SHORT TASK ->
Write out again, exactly as they appear, the lines from the line with "Reproduce this chart with matplotlib." through the line with "plt.rcParams['font.family'] = ['Liberation". Do not include any pictures.

═════ DATA PROVIDED ═════

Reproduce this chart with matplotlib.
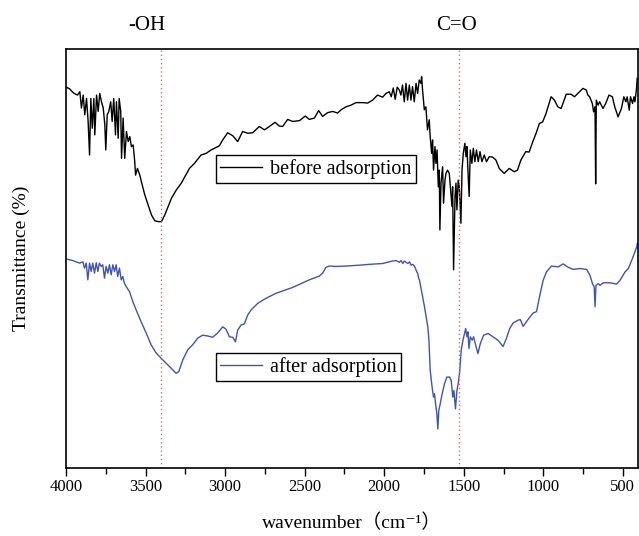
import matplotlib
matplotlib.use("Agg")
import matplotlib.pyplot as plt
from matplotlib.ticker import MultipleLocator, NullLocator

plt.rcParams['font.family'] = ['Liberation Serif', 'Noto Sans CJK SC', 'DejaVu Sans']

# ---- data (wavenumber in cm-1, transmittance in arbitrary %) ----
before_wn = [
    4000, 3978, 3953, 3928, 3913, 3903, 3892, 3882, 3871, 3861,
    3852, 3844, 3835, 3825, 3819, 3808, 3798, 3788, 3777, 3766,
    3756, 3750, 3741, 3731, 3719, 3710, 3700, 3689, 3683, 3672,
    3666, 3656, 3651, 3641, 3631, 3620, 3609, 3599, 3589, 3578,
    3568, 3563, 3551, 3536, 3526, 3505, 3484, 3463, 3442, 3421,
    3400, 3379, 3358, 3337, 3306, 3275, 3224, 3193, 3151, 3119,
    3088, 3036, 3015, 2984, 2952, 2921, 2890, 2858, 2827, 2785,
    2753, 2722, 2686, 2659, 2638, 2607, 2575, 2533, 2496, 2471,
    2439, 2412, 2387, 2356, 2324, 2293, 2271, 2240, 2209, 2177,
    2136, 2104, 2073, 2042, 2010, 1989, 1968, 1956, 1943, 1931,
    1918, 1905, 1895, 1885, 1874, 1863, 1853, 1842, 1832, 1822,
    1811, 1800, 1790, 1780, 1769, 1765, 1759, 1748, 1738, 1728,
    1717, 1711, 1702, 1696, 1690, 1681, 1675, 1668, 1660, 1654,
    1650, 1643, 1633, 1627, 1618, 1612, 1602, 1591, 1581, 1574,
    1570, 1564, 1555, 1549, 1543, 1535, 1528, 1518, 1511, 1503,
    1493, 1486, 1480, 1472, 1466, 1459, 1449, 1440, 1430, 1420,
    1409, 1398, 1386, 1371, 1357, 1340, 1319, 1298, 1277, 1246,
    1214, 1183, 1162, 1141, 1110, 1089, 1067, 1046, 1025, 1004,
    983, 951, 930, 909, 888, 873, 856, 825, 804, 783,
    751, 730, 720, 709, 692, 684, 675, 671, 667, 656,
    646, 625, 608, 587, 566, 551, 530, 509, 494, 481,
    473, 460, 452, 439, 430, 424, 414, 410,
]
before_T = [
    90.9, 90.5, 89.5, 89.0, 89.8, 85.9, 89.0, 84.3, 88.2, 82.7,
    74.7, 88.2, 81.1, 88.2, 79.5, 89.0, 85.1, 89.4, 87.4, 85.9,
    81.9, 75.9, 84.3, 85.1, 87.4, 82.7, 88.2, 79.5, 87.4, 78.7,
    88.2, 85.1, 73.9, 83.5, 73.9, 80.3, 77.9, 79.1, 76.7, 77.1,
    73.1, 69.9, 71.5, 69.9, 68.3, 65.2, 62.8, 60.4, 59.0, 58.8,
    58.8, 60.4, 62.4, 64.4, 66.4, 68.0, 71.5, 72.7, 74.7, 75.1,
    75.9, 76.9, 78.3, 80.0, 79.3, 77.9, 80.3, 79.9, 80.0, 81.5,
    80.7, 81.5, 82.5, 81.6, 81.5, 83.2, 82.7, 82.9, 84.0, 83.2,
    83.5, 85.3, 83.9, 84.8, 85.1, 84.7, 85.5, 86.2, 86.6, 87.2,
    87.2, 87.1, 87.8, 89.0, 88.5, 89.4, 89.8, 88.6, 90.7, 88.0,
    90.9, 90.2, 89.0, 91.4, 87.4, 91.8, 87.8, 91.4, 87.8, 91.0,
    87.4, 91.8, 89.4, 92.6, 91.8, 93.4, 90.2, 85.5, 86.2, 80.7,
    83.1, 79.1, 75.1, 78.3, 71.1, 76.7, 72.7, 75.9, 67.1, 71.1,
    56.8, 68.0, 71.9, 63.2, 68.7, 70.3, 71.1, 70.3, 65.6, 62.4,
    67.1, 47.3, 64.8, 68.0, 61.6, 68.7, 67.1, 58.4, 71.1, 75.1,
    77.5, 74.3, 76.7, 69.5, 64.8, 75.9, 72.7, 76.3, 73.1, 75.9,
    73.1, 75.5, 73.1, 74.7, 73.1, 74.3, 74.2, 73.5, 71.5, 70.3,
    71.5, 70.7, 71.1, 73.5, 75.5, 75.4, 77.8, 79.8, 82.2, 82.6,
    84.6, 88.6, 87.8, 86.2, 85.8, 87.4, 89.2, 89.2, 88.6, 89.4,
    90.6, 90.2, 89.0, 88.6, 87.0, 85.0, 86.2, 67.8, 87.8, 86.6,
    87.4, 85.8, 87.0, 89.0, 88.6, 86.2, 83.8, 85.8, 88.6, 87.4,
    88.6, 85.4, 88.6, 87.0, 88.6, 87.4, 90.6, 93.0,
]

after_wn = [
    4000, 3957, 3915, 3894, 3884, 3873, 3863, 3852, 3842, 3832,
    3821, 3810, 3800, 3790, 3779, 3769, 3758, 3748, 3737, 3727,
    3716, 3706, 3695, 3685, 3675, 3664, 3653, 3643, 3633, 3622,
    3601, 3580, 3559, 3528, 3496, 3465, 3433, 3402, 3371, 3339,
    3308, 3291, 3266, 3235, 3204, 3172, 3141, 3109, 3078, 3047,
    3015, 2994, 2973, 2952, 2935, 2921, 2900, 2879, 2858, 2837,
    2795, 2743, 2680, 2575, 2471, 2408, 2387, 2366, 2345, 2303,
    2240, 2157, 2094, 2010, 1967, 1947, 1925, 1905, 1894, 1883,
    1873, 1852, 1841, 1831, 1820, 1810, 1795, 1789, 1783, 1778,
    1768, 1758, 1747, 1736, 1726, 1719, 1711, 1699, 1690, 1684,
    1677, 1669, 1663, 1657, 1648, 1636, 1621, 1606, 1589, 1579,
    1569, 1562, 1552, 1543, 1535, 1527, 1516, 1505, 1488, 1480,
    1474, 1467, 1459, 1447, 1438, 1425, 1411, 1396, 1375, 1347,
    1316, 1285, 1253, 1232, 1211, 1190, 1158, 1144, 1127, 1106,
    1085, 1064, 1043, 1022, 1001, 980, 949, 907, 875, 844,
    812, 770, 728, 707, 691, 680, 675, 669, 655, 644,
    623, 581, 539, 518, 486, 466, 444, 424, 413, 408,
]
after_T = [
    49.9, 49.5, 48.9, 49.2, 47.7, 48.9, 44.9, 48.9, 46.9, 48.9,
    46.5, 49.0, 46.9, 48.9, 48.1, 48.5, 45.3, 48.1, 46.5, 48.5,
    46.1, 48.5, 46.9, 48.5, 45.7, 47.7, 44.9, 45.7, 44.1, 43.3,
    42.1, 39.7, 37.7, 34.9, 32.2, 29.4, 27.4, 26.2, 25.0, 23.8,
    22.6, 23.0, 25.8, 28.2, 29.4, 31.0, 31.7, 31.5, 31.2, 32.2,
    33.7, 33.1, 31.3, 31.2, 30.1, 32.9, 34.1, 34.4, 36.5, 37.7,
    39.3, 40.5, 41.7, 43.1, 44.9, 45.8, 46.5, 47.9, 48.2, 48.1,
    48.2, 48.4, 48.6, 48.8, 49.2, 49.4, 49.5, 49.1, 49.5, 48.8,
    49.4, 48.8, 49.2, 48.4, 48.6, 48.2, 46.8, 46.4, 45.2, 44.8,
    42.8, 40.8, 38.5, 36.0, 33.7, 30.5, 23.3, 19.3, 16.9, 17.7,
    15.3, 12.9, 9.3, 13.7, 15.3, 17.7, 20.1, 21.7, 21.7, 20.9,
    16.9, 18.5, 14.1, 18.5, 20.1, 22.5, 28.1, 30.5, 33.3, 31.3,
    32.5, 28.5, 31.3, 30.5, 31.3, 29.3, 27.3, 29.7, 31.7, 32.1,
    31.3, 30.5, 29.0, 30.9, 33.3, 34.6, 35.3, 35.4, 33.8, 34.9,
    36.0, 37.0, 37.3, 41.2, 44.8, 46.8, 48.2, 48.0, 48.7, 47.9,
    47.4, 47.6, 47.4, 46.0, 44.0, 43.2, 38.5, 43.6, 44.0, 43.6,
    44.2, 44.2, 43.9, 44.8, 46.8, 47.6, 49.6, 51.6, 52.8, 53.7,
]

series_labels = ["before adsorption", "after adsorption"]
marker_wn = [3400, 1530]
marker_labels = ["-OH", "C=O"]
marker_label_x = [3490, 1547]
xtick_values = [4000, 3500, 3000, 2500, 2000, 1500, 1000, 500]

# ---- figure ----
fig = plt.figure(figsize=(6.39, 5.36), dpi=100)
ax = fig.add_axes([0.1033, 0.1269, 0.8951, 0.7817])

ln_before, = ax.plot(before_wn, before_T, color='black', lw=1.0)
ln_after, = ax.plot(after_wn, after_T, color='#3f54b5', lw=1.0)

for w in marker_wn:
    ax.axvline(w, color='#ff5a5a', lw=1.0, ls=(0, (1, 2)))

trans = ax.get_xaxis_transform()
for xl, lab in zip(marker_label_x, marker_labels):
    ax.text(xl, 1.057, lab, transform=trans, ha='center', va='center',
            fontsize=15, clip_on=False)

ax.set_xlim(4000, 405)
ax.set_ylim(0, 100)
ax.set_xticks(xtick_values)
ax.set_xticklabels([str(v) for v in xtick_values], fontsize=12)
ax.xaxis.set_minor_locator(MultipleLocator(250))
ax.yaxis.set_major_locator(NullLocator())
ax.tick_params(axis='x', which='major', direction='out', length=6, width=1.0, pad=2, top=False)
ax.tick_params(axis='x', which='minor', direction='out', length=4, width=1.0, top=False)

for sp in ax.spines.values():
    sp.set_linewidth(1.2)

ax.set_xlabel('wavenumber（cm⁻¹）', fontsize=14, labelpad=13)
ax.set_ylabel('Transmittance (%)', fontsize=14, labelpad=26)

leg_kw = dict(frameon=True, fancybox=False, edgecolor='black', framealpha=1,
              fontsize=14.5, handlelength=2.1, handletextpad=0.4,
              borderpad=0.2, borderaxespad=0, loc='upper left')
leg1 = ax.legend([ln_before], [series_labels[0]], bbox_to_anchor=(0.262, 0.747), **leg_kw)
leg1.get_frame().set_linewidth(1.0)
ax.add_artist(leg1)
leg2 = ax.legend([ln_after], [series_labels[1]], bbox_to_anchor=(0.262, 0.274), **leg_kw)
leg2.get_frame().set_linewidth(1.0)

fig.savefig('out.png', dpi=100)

═════
═════ DATA PROVIDED ═════

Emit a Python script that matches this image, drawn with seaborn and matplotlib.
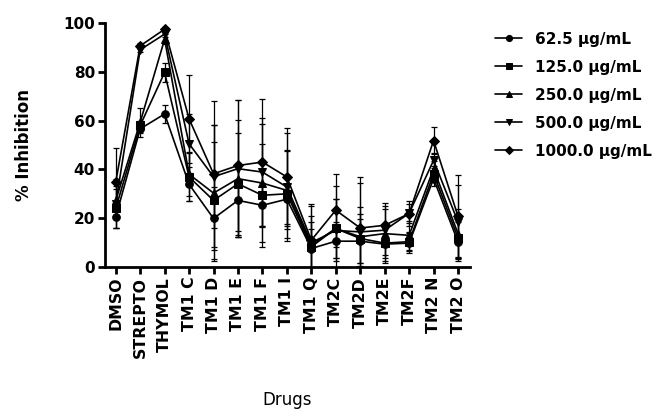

═════
═════ DATA PROVIDED ═════

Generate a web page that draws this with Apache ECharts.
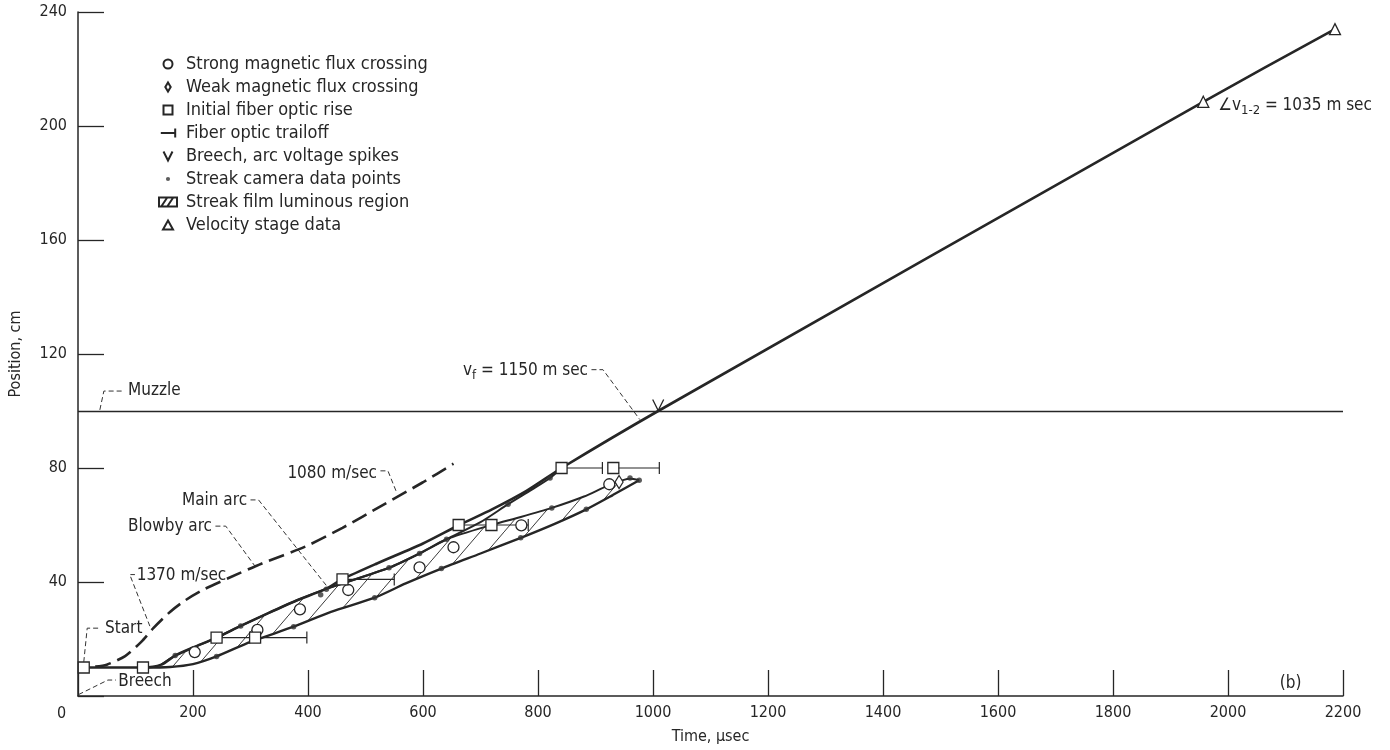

═════

OUTPUT OF THE TASK ->
Reproduce this chart with matplotlib.
import matplotlib
matplotlib.use("Agg")
import matplotlib.pyplot as plt
from matplotlib.ticker import MultipleLocator, NullLocator

plt.rcParams['font.family'] = ['Liberation Serif', 'Noto Sans CJK SC', 'DejaVu Sans']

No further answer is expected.